= Raleigh Sentinel =

Raleigh Sentinel was a daily newspaper (except Mondays) published in Raleigh, North Carolina, from 1865 to 1875. It was printed semiweekly beginning in 1876 and ceased publication on February 27, 1877. It was the official newspaper of the Democratic Party in North Carolina. During Reconstruction the editor, Josiah Turner, conducted a fervid campaign against carpetbaggers. The newspaper was the voice of the Democratic Party.

==History of publication==

In June 1866 Turner said that he received a letter from Robert E. Lee. The general reported having misplaced his papers, which delayed him in writing a book about the American Civil War.

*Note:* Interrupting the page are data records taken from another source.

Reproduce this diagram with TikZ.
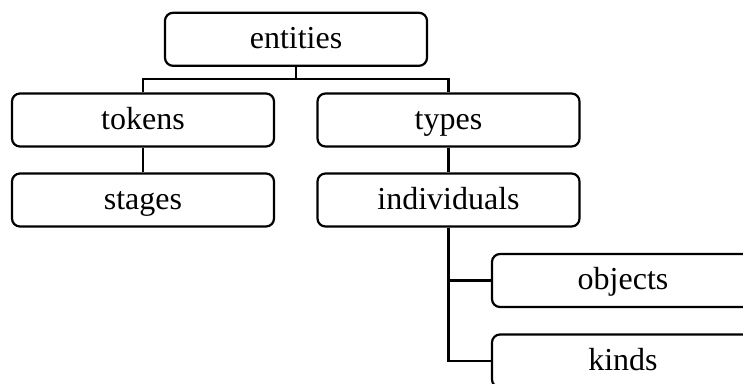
\documentclass[tikz,border=0pt]{standalone}
\usepackage{fontspec}
\setmainfont{Liberation Serif}
\begin{document}
\begin{tikzpicture}[x=1pt,y=1pt,
  box/.style={draw, line width=2.2pt, rounded corners=8pt, minimum width=262pt, minimum height=53pt, inner sep=0pt, text height=24pt, text depth=6pt, font=\fontsize{32}{38}\selectfont},
  conn/.style={line width=2.2pt}]
\useasboundingbox (0,0) rectangle (743,-383);
\node[box] (entities) at (296,-39.3) {entities};
\node[box] (tokens) at (143,-120) {tokens};
\node[box] (types) at (448.5,-120) {types};
\node[box] (stages) at (143,-200) {stages};
\node[box] (individuals) at (448.5,-200) {individuals};
\node[box] (objects) at (623,-280.5) {objects};
\node[box] (kinds) at (623,-361) {kinds};
\coordinate (j1) at (296,-79.3);
\draw[conn] (entities.south) -- (j1);
\draw[conn] (tokens.north) |- (j1) -| (types.north);
\draw[conn] (tokens.south) -- (stages.north);
\draw[conn] (types.south) -- (individuals.north);
\draw[conn] (individuals.south) |- (objects.west);
\draw[conn] (individuals.south) |- (kinds.west);
\end{tikzpicture}
\end{document}
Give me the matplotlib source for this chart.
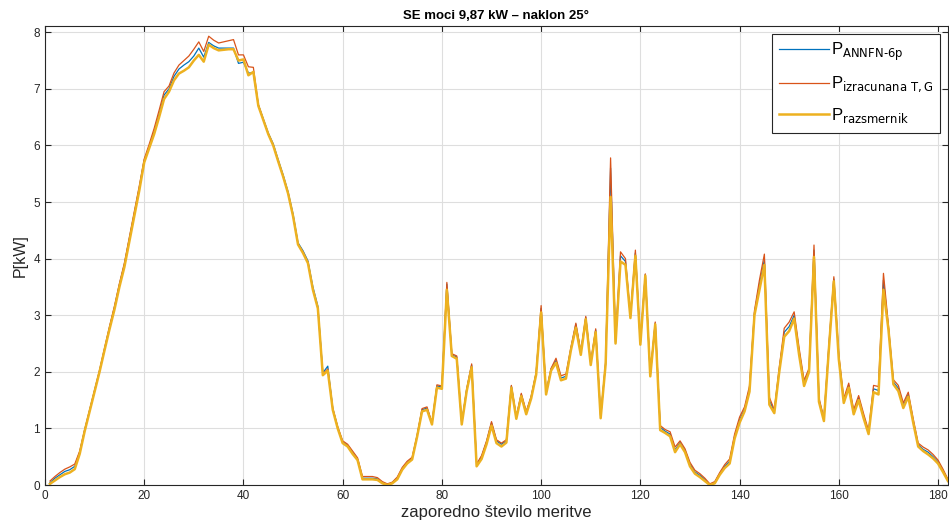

Theodore Bryant Kingsbury (1828 - 1913) left the Methodist Church ministry to edit the Raleigh Sentinel. He was a former journalist in Oxford, North Carolina, and Wilmington, North Carolina. In 1876 he moved to Wilmington to edit the Wilmington Morning Star.

On October 11, 1872, the offices of the Raleigh Sentinel were bombed with gunpowder. The powder was placed beneath a Hoe's large cylinder press early in the campaign to determine the outcome of the 1872 presidential election. Damage to property was estimated at $3,000. The Raleigh Sentinels views were in line with those of Horace Greeley, editor of the New York Herald. Like Greeley, the North Carolina newspaper exposed the corruption of the administration of Ulysses Grant.

On March 16, 1876, Turner and W.H.H. Howerton, North Carolina Secretary of State, were arrested and charged with conspiracy and libel.